TASK BRIEF => Skip the pictures, please, and write out exactly the lines from the opening of the data through the line containing "60, 65, 70];".
━━━━━━━━━━━━━━━━
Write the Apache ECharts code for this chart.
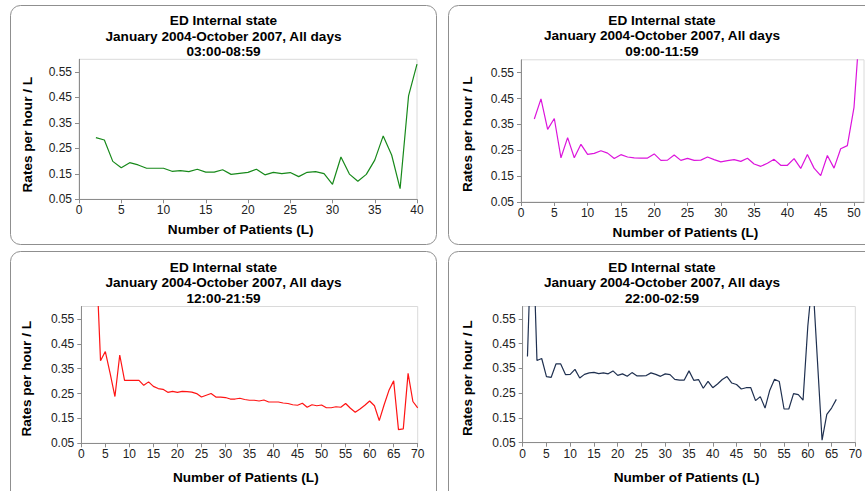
<!DOCTYPE html>
<html>
<head>
<meta charset="utf-8">
<script src="https://cdn.jsdelivr.net/npm/echarts@6/dist/echarts.min.js"></script>
<style>
  html, body { margin: 0; padding: 0; background: #fff; }
  #chart { width: 865px; height: 491px; }
</style>
</head>
<body>
<div id="chart"></div>
<script>
  // ED internal state, rates per hour / L by number of patients, four time windows
  const titleLines = ['ED Internal state', 'January 2004-October 2007, All days'];
  const windows = ['03:00-08:59', '09:00-11:59', '12:00-21:59', '22:00-02:59'];
  const yTicks = [0.05, 0.15, 0.25, 0.35, 0.45, 0.55];
  const xTicks40 = [0, 5, 10, 15, 20, 25, 30, 35, 40];
  const xTicks50 = [0, 5, 10, 15, 20, 25, 30, 35, 40, 45, 50];
  const xTicks70 = [0, 5, 10, 15, 20, 25, 30, 35, 40, 45, 50, 55, 60, 65, 70];

  // 03:00-08:59
  const patientsA = [2,3,4,5,6,7,8,9,10,11,12,13,14,15,16,17,18,19,20,21,22,23,24,25,26,27,28,29,30,31,32,33,34,35,36,37,38,39,40];
  const ratesA = [0.292,0.283,0.199,0.174,0.194,0.185,0.172,0.172,0.172,0.160,0.163,0.159,0.168,0.157,0.157,0.166,0.148,0.152,0.156,0.168,0.146,0.156,0.151,0.155,0.139,0.156,0.159,0.151,0.109,0.216,0.149,0.121,0.148,0.204,0.299,0.224,0.092,0.456,0.581];

  // 09:00-11:59
  const patientsB = [2,3,4,5,6,7,8,9,10,11,12,13,14,15,16,17,18,19,20,21,22,23,24,25,26,27,28,29,30,31,32,33,34,35,36,37,38,39,40,41,42,43,44,45,46,47,48,49,50,51];
  const ratesB = [0.371,0.449,0.331,0.373,0.221,0.299,0.221,0.273,0.234,0.238,0.248,0.239,0.218,0.233,0.224,0.221,0.220,0.220,0.236,0.211,0.212,0.232,0.211,0.219,0.211,0.212,0.224,0.214,0.205,0.210,0.214,0.207,0.219,0.197,0.188,0.200,0.215,0.192,0.192,0.218,0.180,0.234,0.181,0.152,0.230,0.181,0.256,0.268,0.416,0.780];

  // 12:00-21:59
  const patientsC = [3,4,5,6,7,8,9,10,11,12,13,14,15,16,17,18,19,20,21,22,23,24,25,26,27,28,29,30,31,32,33,34,35,36,37,38,39,40,41,42,43,44,45,46,47,48,49,50,51,52,53,54,55,56,57,58,59,60,61,62,63,64,65,66,67,68,69,70];
  const ratesC = [0.850,0.382,0.419,0.331,0.238,0.405,0.303,0.303,0.303,0.303,0.283,0.297,0.279,0.270,0.267,0.255,0.259,0.255,0.259,0.258,0.256,0.250,0.236,0.243,0.250,0.236,0.236,0.234,0.228,0.228,0.231,0.226,0.223,0.223,0.220,0.224,0.216,0.216,0.216,0.212,0.210,0.205,0.203,0.211,0.195,0.205,0.201,0.204,0.193,0.193,0.197,0.195,0.210,0.191,0.175,0.188,0.203,0.220,0.201,0.141,0.204,0.262,0.301,0.105,0.108,0.331,0.218,0.192];

  // 22:00-02:59
  const patientsD = [1,2,3,4,5,6,7,8,9,10,11,12,13,14,15,16,17,18,19,20,21,22,23,24,25,26,27,28,29,30,31,32,33,34,35,36,37,38,39,40,41,42,43,44,45,46,47,48,49,50,51,52,53,54,55,56,57,58,59,60,61,62,63,64,65,66];
  const ratesD = [0.398,1.000,0.382,0.390,0.317,0.314,0.368,0.368,0.325,0.326,0.346,0.311,0.326,0.332,0.334,0.329,0.332,0.328,0.340,0.322,0.328,0.318,0.333,0.320,0.320,0.321,0.332,0.326,0.318,0.328,0.325,0.306,0.303,0.303,0.340,0.302,0.305,0.270,0.298,0.272,0.287,0.305,0.317,0.291,0.285,0.267,0.272,0.272,0.220,0.236,0.190,0.262,0.306,0.297,0.186,0.186,0.248,0.244,0.222,0.520,0.720,0.390,0.060,0.164,0.190,0.225];

  const font = '"Liberation Sans", Arial, sans-serif';
  const boldFont = 'bold 13.6px ' + font;

  const panels = [
    { grid: { left: 79, top: 59.3, width: 338, height: 140 }, xMax: 40, xTicks: xTicks40, x: patientsA, y: ratesA, color: '#17891a',
      title: { cx: 223.5, ys: [20.7, 36, 51.7] }, xName: { cx: 240.7, cy: 229 }, yName: { cx: 27.7, cy: 134.7 } },
    { grid: { left: 521, top: 59.8, width: 343, height: 142.2 }, xMax: 51.5, xTicks: xTicks50, x: patientsB, y: ratesB, color: '#dc14dc',
      title: { cx: 662, ys: [20.7, 35.5, 51.7] }, xName: { cx: 685.5, cy: 232 }, yName: { cx: 467.3, cy: 134.3 } },
    { grid: { left: 81.3, top: 306.5, width: 336.4, height: 136.8 }, xMax: 70, xTicks: xTicks70, x: patientsC, y: ratesC, color: '#ff1414',
      title: { cx: 223.5, ys: [267.7, 282.5, 298.3] }, xName: { cx: 245.8, cy: 477 }, yName: { cx: 26.7, cy: 378.8 } },
    { grid: { left: 522.7, top: 306.5, width: 336, height: 136.2 }, xMax: 70, xTicks: xTicks70, x: patientsD, y: ratesD, color: '#1f3050',
      title: { cx: 662, ys: [267.7, 282.5, 298.3] }, xName: { cx: 686.6, cy: 477 }, yName: { cx: 467.3, cy: 378.3 } }
  ];

  const boxes = [
    { x: 10.5, y: 5.5, w: 426, h: 239 },
    { x: 448.5, y: 5.5, w: 440, h: 239 },
    { x: 10.5, y: 251.5, w: 426, h: 262 },
    { x: 448.5, y: 251.5, w: 440, h: 262 }
  ];

  const axisLineStyle = { color: '#8c8c8c', width: 1 };

  const grids = [], xAxes = [], yAxes = [], series = [], graphics = [];

  boxes.forEach(b => {
    graphics.push({
      type: 'rect', z: -10, silent: true,
      shape: { x: b.x, y: b.y, width: b.w, height: b.h, r: 10 },
      style: { fill: '#fff', stroke: '#8f8f8f', lineWidth: 1 }
    });
  });

  panels.forEach((p, i) => {
    grids.push(Object.assign({ show: true, borderColor: '#dadada', borderWidth: 1, backgroundColor: 'transparent' }, p.grid));
    xAxes.push({
      type: 'value', gridIndex: i, min: 0, max: p.xMax,
      axisLine: { show: true, lineStyle: axisLineStyle },
      axisTick: { show: true, length: 4, lineStyle: axisLineStyle, customValues: p.xTicks },
      axisLabel: { fontFamily: font, fontSize: 12, color: '#222', margin: 5, customValues: p.xTicks },
      splitLine: { show: false }
    });
    yAxes.push({
      type: 'value', gridIndex: i, min: 0.05, max: 0.6,
      axisLine: { show: true, lineStyle: axisLineStyle },
      axisTick: { show: true, length: 4, lineStyle: axisLineStyle, customValues: yTicks },
      axisLabel: { fontFamily: font, fontSize: 12, color: '#222', margin: 7, customValues: yTicks,
        formatter: v => v.toFixed(2) },
      splitLine: { show: false }
    });
    series.push({
      type: 'line', xAxisIndex: i, yAxisIndex: i, showSymbol: false, clip: true,
      lineStyle: { color: p.color, width: 1.2 },
      data: p.x.map((x, k) => [x, p.y[k]])
    });

    const lines = [titleLines[0], titleLines[1], windows[i]];
    lines.forEach((t, k) => {
      graphics.push({
        type: 'text', silent: true,
        style: { text: t, x: p.title.cx, y: p.title.ys[k], align: 'center', verticalAlign: 'middle',
          font: boldFont, fill: '#000' }
      });
    });
    graphics.push({
      type: 'text', silent: true,
      style: { text: 'Number of Patients (L)', x: p.xName.cx, y: p.xName.cy, align: 'center', verticalAlign: 'middle',
        font: boldFont, fill: '#000' }
    });
    graphics.push({
      type: 'text', silent: true, x: p.yName.cx, y: p.yName.cy, rotation: Math.PI / 2,
      style: { text: 'Rates per hour / L', x: 0, y: 0, align: 'center', verticalAlign: 'middle',
        font: boldFont, fill: '#000' }
    });
  });

  const chart = echarts.init(document.getElementById('chart'), null, { renderer: 'svg' });
  chart.setOption({
    animation: false,
    backgroundColor: '#fff',
    grid: grids,
    xAxis: xAxes,
    yAxis: yAxes,
    series: series,
    graphic: graphics
  });
</script>
</body>
</html>
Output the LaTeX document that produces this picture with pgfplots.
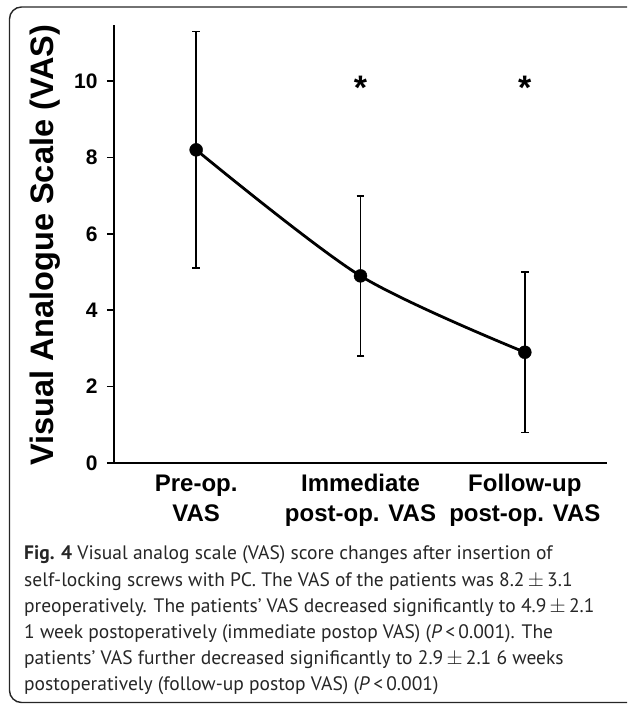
━━━━━━━━━━━━━━━━
THE SOLUTION =>
Write the Apache ECharts code for this chart.
<!DOCTYPE html>
<html>
<head>
<meta charset="utf-8">
<script src="https://cdn.jsdelivr.net/npm/echarts@6/dist/echarts.min.js"></script>
<style>
  html, body { margin: 0; padding: 0; background: #fff; }
  #chart { width: 865px; height: 491px; }
</style>
</head>
<body>
<div id="chart"></div>
<script>
  // ED internal state, rates per hour / L by number of patients, four time windows
  const titleLines = ['ED Internal state', 'January 2004-October 2007, All days'];
  const windows = ['03:00-08:59', '09:00-11:59', '12:00-21:59', '22:00-02:59'];
  const yTicks = [0.05, 0.15, 0.25, 0.35, 0.45, 0.55];
  const xTicks40 = [0, 5, 10, 15, 20, 25, 30, 35, 40];
  const xTicks50 = [0, 5, 10, 15, 20, 25, 30, 35, 40, 45, 50];
  const xTicks70 = [0, 5, 10, 15, 20, 25, 30, 35, 40, 45, 50, 55, 60, 65, 70];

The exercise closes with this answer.